I should note that I don’t think that all false marking cases are wrongly brought. To the contrary, I strongly believe that there should be a penalty when manufacturers mark their products wrongly with patent numbers with the intent to deceive the public because there are strong policy reasons to require truthful statements to the public such as this. Moreover, I think there should be a penalty for failing to mark a product with a patent number if their competitors did not have knowledge of the patent when determining patent litigation damages (but, I do think that the current patent marking rule is a bit too harsh, but that is an argument for another post). As I have written about previously, however, the issue of patent marking at the manufacturer level is actually somewhat complex from a business perspective. Accordingly, I don’t believe that a random member of the public should be able to legally contend that they are harmed by a product unless it can be shown that the mis-marking was done with the intent to deceive the public. In this regard, it will certainly help if the Federal Circuit or Congress clarifies the facts that need to be shown to bring a false marking case in the first place.

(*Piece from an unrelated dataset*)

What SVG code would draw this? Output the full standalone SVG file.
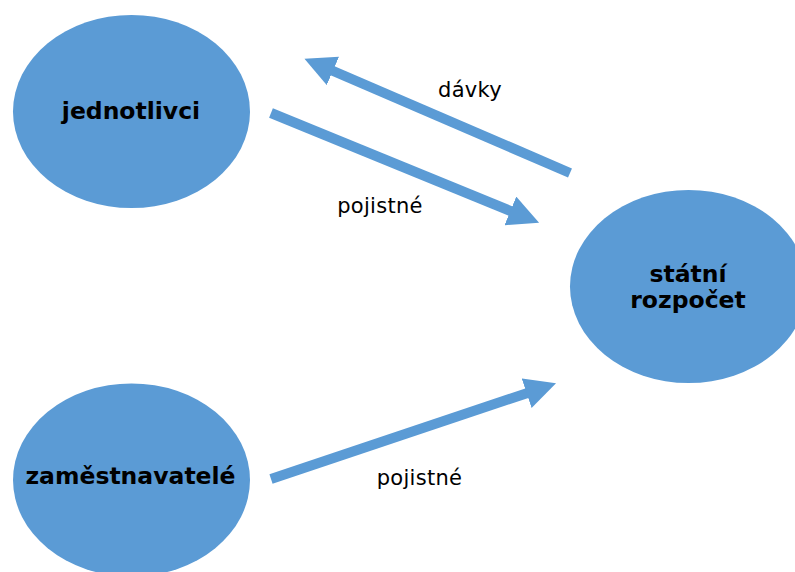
<svg xmlns="http://www.w3.org/2000/svg" width="795" height="572" viewBox="0 0 795 572">
<style>
.node{fill:#5B9BD5;}
.nt{font-family:"DejaVu Sans","Verdana",sans-serif;font-weight:bold;font-size:23.5px;fill:#000;text-anchor:middle;}
.lbl{font-family:"DejaVu Sans","Verdana",sans-serif;font-size:21px;letter-spacing:0.3px;fill:#000;text-anchor:middle;}
.arr{stroke:#5B9BD5;stroke-width:10;fill:none;marker-end:url(#head);}
</style>
<defs>
<marker id="head" markerUnits="userSpaceOnUse" markerWidth="31" markerHeight="31" viewBox="0 0 31 31" refX="1" refY="15.5" orient="auto">
<path d="M0,0 L31,15.5 L0,31 z" fill="#5B9BD5"/>
</marker>
</defs>
<rect width="795" height="572" fill="#fff"/>
<g id="jednotlivci">
<ellipse class="node" cx="131.5" cy="111.5" rx="118.5" ry="96.5"/>
<text class="nt" x="131" y="119">jednotlivci</text>
</g>
<g id="zamestnavatele">
<ellipse class="node" cx="131.5" cy="480" rx="118.5" ry="96.5"/>
<text class="nt" x="130.5" y="484">zaměstnavatelé</text>
</g>
<g id="statni_rozpocet">
<ellipse class="node" cx="688.5" cy="286.5" rx="118.5" ry="96.5"/>
<text class="nt" x="688" y="282">státní</text>
<text class="nt" x="688" y="308">rozpočet</text>
</g>
<g id="connectors">
<line class="arr" x1="570" y1="173" x2="332" y2="70.5"/>
<line class="arr" x1="271" y1="113" x2="511.3" y2="211.3"/>
<line class="arr" x1="271" y1="479" x2="527.6" y2="392.9"/>
<text class="lbl" x="470" y="97">dávky</text>
<text class="lbl" x="380" y="213">pojistné</text>
<text class="lbl" x="419.5" y="485">pojistné</text>
</g>
</svg>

I am hopeful that the Federal Circuit will clear things up in the false marking arena in the near future, as these cases are needlessly clogging already over-burdened federal court dockets. Alternatively, Congress can act to fix the loophole (yeah, right!).
Lastly, while the client has not fully won this litigation, I would be remiss in not sending kudos to our litigation counsel for their strategy in this case. Thanks for getting us to this point. But, don’t take this the wrong way when I say, I hope we’re not talking much about this issue in coming months.